Saturday 11 April 2009

To be an alien

We are enjoying our holiday very much but I must confess a note of disappointment. Whilst I do feel privileged to be able to say that I've seen the Great Wall of China, the Forbidden City and the Terracotta warriors, the reality is that we have been overexposed to images of these monuments well before we got to China and this has a number of unfortunate consequences. The site of the Terracotta warriors, for example, is much smaller that we were expecting.

It is big and in an aircraft hanger of a building but, all the photographs of the site are taken through fish eye lenses making it appear to be vast. This isn't helped by the fact that before you arrive at the site you've been through at least 4 or 5 shops trying to sell you full scale terracotta warriors for your garden. Similarly, the Forbidden City is constantly around you on billboards and on TV as virtual fly-throughs. I've seen the Forbidden City sell everything from the Olympic Games to Toothpaste and so arriving there seems like a strangely unreal experience – like being inside a virtual reality simulation which has, unfortunately, been filled with American tourists.

There are moments of revelation though. For example you get glimpses of the surprisingly modest domestic living quarters of the emperor in the Forbidden City.
Under a hastily arranged tarpaulin you get a glimpse of the basic equipment being used by the archaeologists of the Terracotta Warriors as they toil (presumably through the night) to uncover and reconstruct each and every pottery man. In the Xi'an museum I caught site of a model which, for a moment, connected me with what it might have been like to be a 19th century explorer arriving in China for the first time. The model was of an Emperors carriage. The carriage looked as if it had arrived from an alien planet with a domed roof set low over a wide wheel based flying saucer. This is the stuff of fantasy novels and to the un-expecting eye would have been a very strange site.

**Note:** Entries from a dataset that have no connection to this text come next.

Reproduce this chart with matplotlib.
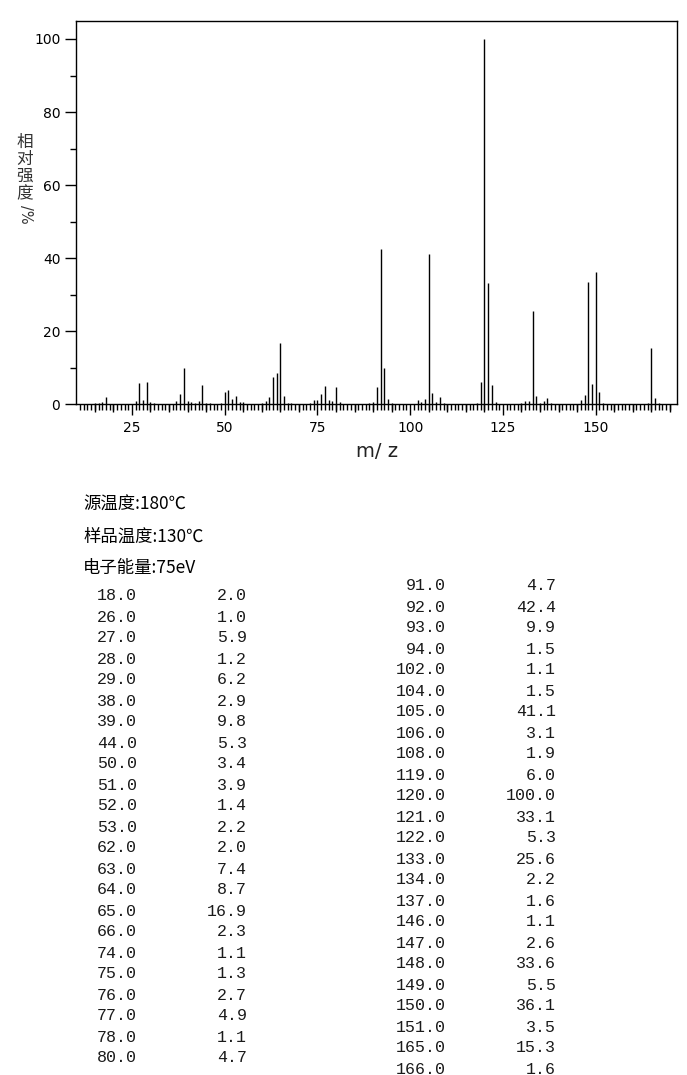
import matplotlib
matplotlib.use("Agg")
import matplotlib.pyplot as plt
import numpy as np

# ---- data: listed peaks (m/z, relative intensity %) ----
mz_table = [18, 26, 27, 28, 29, 38, 39, 44, 50, 51, 52, 53, 62, 63, 64, 65, 66,
            74, 75, 76, 77, 78, 80,
            91, 92, 93, 94, 102, 104, 105, 106, 108, 119, 120, 121, 122, 133, 134,
            137, 146, 147, 148, 149, 150, 151, 165, 166]
int_table = [2.0, 1.0, 5.9, 1.2, 6.2, 2.9, 9.8, 5.3, 3.4, 3.9, 1.4, 2.2, 2.0, 7.4, 8.7, 16.9, 2.3,
             1.1, 1.3, 2.7, 4.9, 1.1, 4.7,
             4.7, 42.4, 9.9, 1.5, 1.1, 1.5, 41.1, 3.1, 1.9, 6.0, 100.0, 33.1, 5.3, 25.6, 2.2,
             1.6, 1.1, 2.6, 33.6, 5.5, 36.1, 3.5, 15.3, 1.6]

# small peaks (< 1 %) read off the spectrum, not listed in the table
mz_minor = [15, 16, 17, 30, 31, 37, 40, 41, 42, 43, 45, 46, 49, 54, 55, 60, 61, 67, 68,
            73, 79, 81, 89, 90, 95, 103, 107, 109, 118, 123, 130, 131, 132, 135, 136,
            138, 152, 164, 167]
int_minor = [0.3, 0.4, 0.5, 0.5, 0.3, 0.8, 0.8, 0.5, 0.3, 0.8, 0.3, 0.3, 0.3, 0.6, 0.6, 0.3, 0.8, 0.3, 0.3,
             0.3, 0.8, 0.5, 0.3, 0.5, 0.3, 0.5, 0.5, 0.3, 0.3, 0.5, 0.3, 0.8, 0.8, 0.3, 0.8,
             0.3, 0.3, 0.3, 0.3]

header_lines = ["源温度:180℃", "样品温度:130℃", "电子能量:75eV"]
y_ticks = [0, 20, 40, 60, 80, 100]
x_ticks = [25, 50, 75, 100, 125, 150]

W, H = 687, 1075
fig = plt.figure(figsize=(W / 100, H / 100), dpi=100)

def fx(px):
    return px / W

def fy(py):
    return 1 - py / H

ax = fig.add_axes([fx(76.3), fy(404.3), fx(677.3) - fx(76.3), fy(20.7) - fy(404.3)])

all_mz = np.array(mz_table + mz_minor, dtype=float)
all_int = np.array(int_table + int_minor, dtype=float)
ax.vlines(all_mz, 0, all_int, colors="black", linewidth=1.0)

ax.set_xlim(10, 172)
ax.set_ylim(0, 105)

for s in ax.spines.values():
    s.set_linewidth(1.0)
    s.set_color("black")

ax.set_xticks(x_ticks)
ax.set_xticks(np.arange(11, 171, 1), minor=True)
ax.set_yticks(y_ticks)
ax.set_yticks([10, 30, 50, 70, 90], minor=True)
ax.tick_params(axis="both", which="major", direction="out", length=8, width=1.0,
               labelsize=10, colors="black")
ax.tick_params(axis="x", which="minor", direction="out", length=4, width=1.0)
ax.tick_params(axis="y", which="minor", direction="out", length=4, width=1.0)
ax.tick_params(axis="x", which="major", pad=4)

# medium ticks every 5
sec = ax.secondary_xaxis("bottom")
sec.set_xticks([v for v in range(15, 171, 5) if v % 25 != 0])
sec.tick_params(direction="out", length=5.5, width=1.0, labelbottom=False)
sec.spines["bottom"].set_visible(False)

ax.set_xlabel("m/ z", fontsize=14, labelpad=5, family="DejaVu Sans", color="#222222")

# vertical y-label: CJK stacked upright, "/%" rotated
cjk = ["Noto Sans CJK SC", "DejaVu Sans"]
for i, ch in enumerate("相对强度"):
    fig.text(fx(25), fy(142 + i * 17.3), ch, ha="center", va="center", fontsize=12,
             family=cjk, color="#333333")
fig.text(fx(25), fy(214), "/%", ha="center", va="center", fontsize=10.5,
         rotation=-90, family="DejaVu Sans", color="#333333")

# header lines
for i, line in enumerate(header_lines):
    fig.text(fx(83), fy(505 + i * 31.5), line, ha="left", va="center", fontsize=12.5,
             family=cjk, color="black")

# table
left_n = 23
mono = "Liberation Mono"
for i in range(len(mz_table)):
    if i < left_n:
        y = 596 + i * 21.0
        xm, xi = 137, 247
    else:
        y = 586 + (i - left_n) * 21.0
        xm, xi = 446, 556
    fig.text(fx(xm), fy(y), f"{mz_table[i]:.1f}", ha="right", va="center",
             fontsize=12, family=mono, color="#1a1a1a")
    fig.text(fx(xi), fy(y), f"{int_table[i]:.1f}", ha="right", va="center",
             fontsize=12, family=mono, color="#1a1a1a")

fig.savefig("out.png", dpi=100)
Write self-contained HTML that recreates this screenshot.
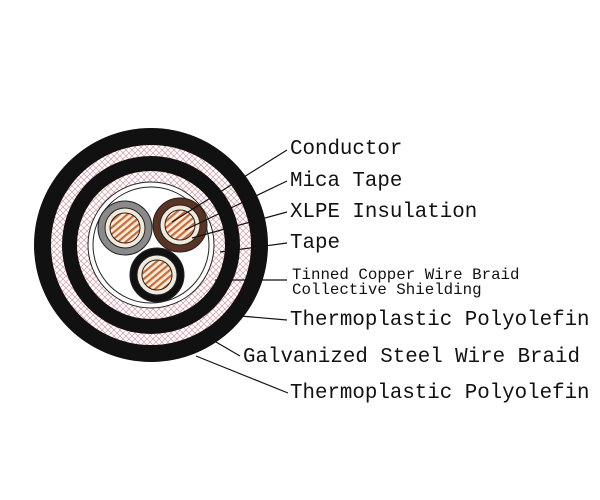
<!DOCTYPE html>
<html><head><style>body{margin:0;background:#fff}svg{display:block}</style></head><body>
<svg width="600" height="500" viewBox="0 0 600 500" xmlns="http://www.w3.org/2000/svg">
<defs>
<pattern id="br" width="6" height="6" patternUnits="userSpaceOnUse">
<rect width="6" height="6" fill="#fff"/>
<path d="M0 0L6 6M6 0L0 6" stroke="#d698a2" stroke-width="0.7"/>
</pattern>
<pattern id="cu" width="5" height="5" patternUnits="userSpaceOnUse" patternTransform="rotate(-40)">
<rect width="5" height="5" fill="#f6efe4"/>
<rect width="5" height="2.2" fill="#d9652a"/>
</pattern>
</defs>
<circle cx="151" cy="245" r="117" fill="#111"/>
<circle cx="151" cy="245" r="100" fill="url(#br)"/>
<circle cx="151" cy="245" r="89" fill="#111"/>
<circle cx="151" cy="245" r="74" fill="url(#br)"/>
<circle cx="151" cy="245" r="63" fill="#fff" stroke="#222" stroke-width="1"/>
<circle cx="151" cy="245" r="58" fill="#fff" stroke="#222" stroke-width="1"/>
<g stroke="#222" stroke-width="1">
<circle cx="125" cy="228" r="27" fill="#8a8a8a"/>
<circle cx="125" cy="228" r="20" fill="#efeadb"/>
<circle cx="125" cy="228" r="15" fill="url(#cu)"/>
<circle cx="180" cy="225" r="27" fill="#5a3322"/>
<circle cx="180" cy="225" r="20" fill="#efeadb"/>
<circle cx="180" cy="225" r="15" fill="url(#cu)"/>
<circle cx="157" cy="275" r="27" fill="#111"/>
<circle cx="157" cy="275" r="20" fill="#efeadb"/>
<circle cx="157" cy="275" r="15" fill="url(#cu)"/>
</g>
<g stroke="#111" stroke-width="1.2" fill="none">
<line x1="172" y1="222" x2="287" y2="150"/>
<line x1="185" y1="230" x2="287" y2="181"/>
<line x1="192" y1="238" x2="287" y2="212"/>
<line x1="220" y1="252" x2="287" y2="243"/>
<line x1="215" y1="280" x2="287" y2="280"/>
<line x1="240" y1="316" x2="287" y2="320"/>
<line x1="216" y1="342" x2="240" y2="356"/>
<line x1="196" y1="356" x2="288" y2="393"/>
</g>
<g font-family="Liberation Mono, monospace" fill="#111" font-size="20.8">
<text x="290" y="154">Conductor</text>
<text x="290" y="186">Mica Tape</text>
<text x="290" y="217">XLPE Insulation</text>
<text x="290" y="248">Tape</text>
<text x="290" y="325">Thermoplastic Polyolefin</text>
<text x="243" y="362">Galvanized Steel Wire Braid</text>
<text x="290" y="398">Thermoplastic Polyolefin</text>
<text font-size="15.8" x="292" y="279">Tinned Copper Wire Braid</text>
<text font-size="15.8" x="292" y="294">Collective Shielding</text>
</g>
</svg>
</body></html>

I'm pleased to say they the alieness has continued into our boat tour of the Li River. Even though this landscape must be one of the most photographed in the world the thing about natural landscapes is that they remain elusive and impossible to fully capture. In England (particularly my part of England) we are used to a modest sort of landscape which rolls around gently eroding and softening in a quite understated way. Not so here the hills are vertical cliff faces protruding out of the ground into monolithic mounts which loom out of the mist. This is the site you would expect to see when visiting middle earth – a truly alien experience.